Era uma das grandes instituições tradicionais, que seguiu as regras para evitar lavagem de dinheiro. A solução foi buscar um banco menor, que foi capaz de analisar a documentação no detalhe e liberar o pagamento.
“Um fato que atravessa todos os países pesquisados é a dimensão do racismo”, diz Adriana Barbosa, diretora executiva do Instituto Feira Preta, que coordenou o levantamento. “O racismo institucional faz com que esses empreendedores, apesar de muitas vezes terem nível de escolaridade alto, tenham mais dificuldade no acesso a crédito, infraestrutura e tecnologia, o que impede seu crescimento.”
A pesquisa mostrou que, em média, metade dos empreendedores já sofreu algum tipo de racismo. Peru (com 60% dessa percepção) e Colômbia (com 54%) se destacam nesse quesito.
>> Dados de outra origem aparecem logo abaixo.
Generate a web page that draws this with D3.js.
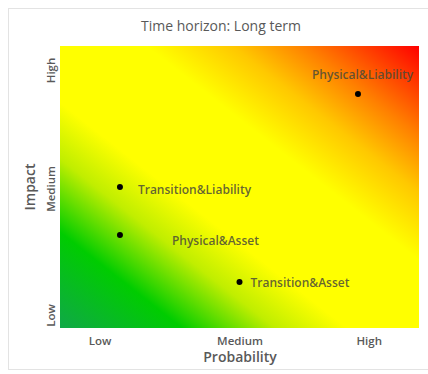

A discriminação racial acontece, sobretudo, por parte de clientes e também é percebida em processos burocráticos. “O reflexo disso é sempre uma tentativa de desvalorização do produto, de barganha pelo preço”, afirma ela.
Uma saída é percebida no tipo de empreendimento aberto pelos negros. Depois de restaurantes, a atividade mais comum a esses empreendedores (mais de 12%, em média, na América Latina), comércio varejista e serviços de tecnologia são as mais buscadas. “São atividades, como colocar lojas em marketplaces, que se faz em home office”, diz Adriana.
O crescimento dos afroempreendimentos no Brasil também coincidiu com a ascensão das fintechs. Para ela, não por acaso. “Fintech não tem porta giratória e nem segurança que impedem acesso”, afirma. “São processos digitais que não veem a cor da pele.”